What if Eldrad survives his encounter with the Blackstone Fortress?

Midnight


----------



## daemosa

GW would nerf the crap out of him.

What if the Traitors never made it to Terra? (warp storms and such)


----------



## MidnightSun

Big Emp wouldn't have died because he could have made a better defensive position whilst the Warp Storms were still going on.

What if the Void Dragon took control of the Golden Throne?

Midnight


----------



## Master WootWoot

Then the Machine god would be the one Imperial god, and the Adeptus Custodes would have been replaced by the Adeptus Mechanicus!

What if The Emperor betrayed the Imperium, not Horus?


----------



## Storm of Iron

Then the Emperor would have fled into the warp and Horus wouldn't have died and still be kicking ass in the day. 

What if none of the Chaos primarchs died and slayed all of the loyalist ones

PS. GO BAD SPHESS MAREHNZ

SoI


----------



## Master WootWoot

Magnus would have manipulated the Power of Change and became the new God Emperor of Mutant-kind.

What if The Codex Astartes was written by Rogal Dorn instead of Robot Guilliman?(Yeah, i said robot, "Roboute" sounds so French!)


----------



## daemosa

GW would love the banana men instead of the ultrasmurfs.

What if they brought back the Squats as Chaos?


----------



## Storm of Iron

Then loyalists would run TH/SS combos to reagan smash them into the ground. 

What if Horus converted the the ultrasmurfs and 'nilla marehnz to chaos?

SoI


----------



## Alsojames

Then the ultrasmurfs would be on the front of every CSM box and codex.

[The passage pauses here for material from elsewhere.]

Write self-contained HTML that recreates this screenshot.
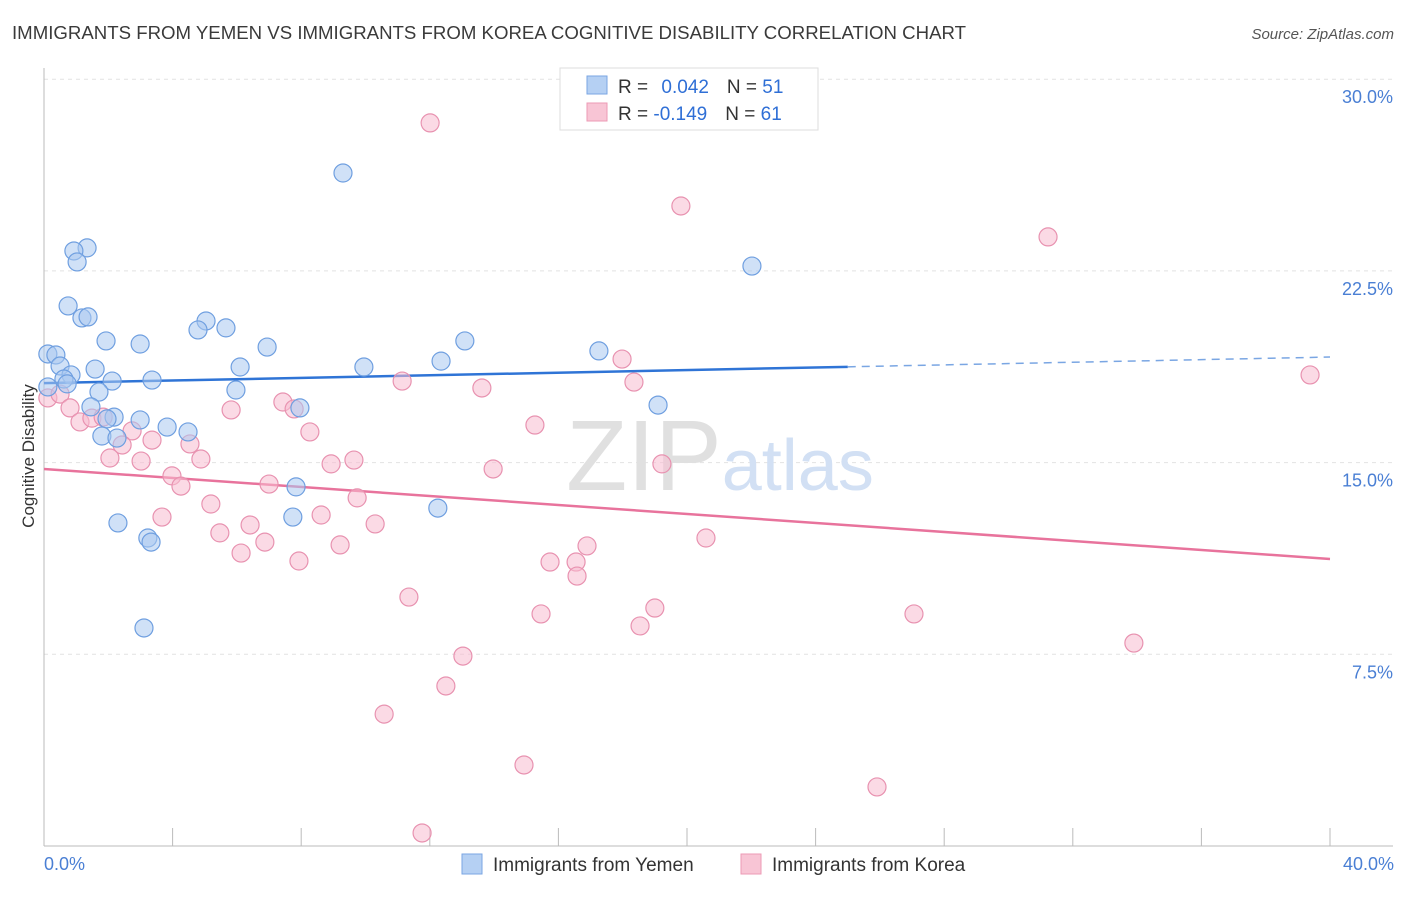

What if the Inquisition wasn't so asshole-y and gave candy to all the little Imperial kids? XD


----------



## daemosa

They'd finally have a fanbase xD

What if the Daemon possessing a LR decided it wanted ice cream?


----------



## MidnightSun

Then it would damn well HAVE Ice Cream!

What if Kroot Vulturekin and Orks bred? :shok:

Midnight


----------



## Master WootWoot

Do we wanna know? We would get massive kroot with pointy ears!


----------



## daemosa

no more defkoptas

What if noise marines marched into battle singing show tunes?


----------



## Captain Stillios

Then the loyalists would die laughing!

What if Space Marines had an extra implant which allowed them to make their own heads explode?


----------



## Aktar09

then the chaplains would have to become depression councillors as well.
what if it turned out the ultramarines had been devoted to chaos ever since the horus heresy, but had been keeping really quiet about it?


----------



## Ascendant

Then the Ultramarines would go from a widely ridiculed chapter to an immensely popular one. Also the Dark Angels would get jealous...

What if Tau mastered Warp Travel with no psykers?


----------



## Alsojames

They'd be the envy of the Eldar and Slaanesh would flip.

What if nobody used Special Characters in WH40k?


----------



## Blammer

Then forces would be far more generic.

What if Pedro kantors gun fired grey knights?


----------



## daemosa

Then there'd be no more Grey Knights because they've all been fired. xD

What if The Emperor was to walk out of a closet by the Golden Throne and shout "Gotcha!"?


----------



## Bane_of_Kings

Then the custodians would kill him as they believe the real Emperor is on the throne and then we'd be left with no Emperor and stupid custodians. 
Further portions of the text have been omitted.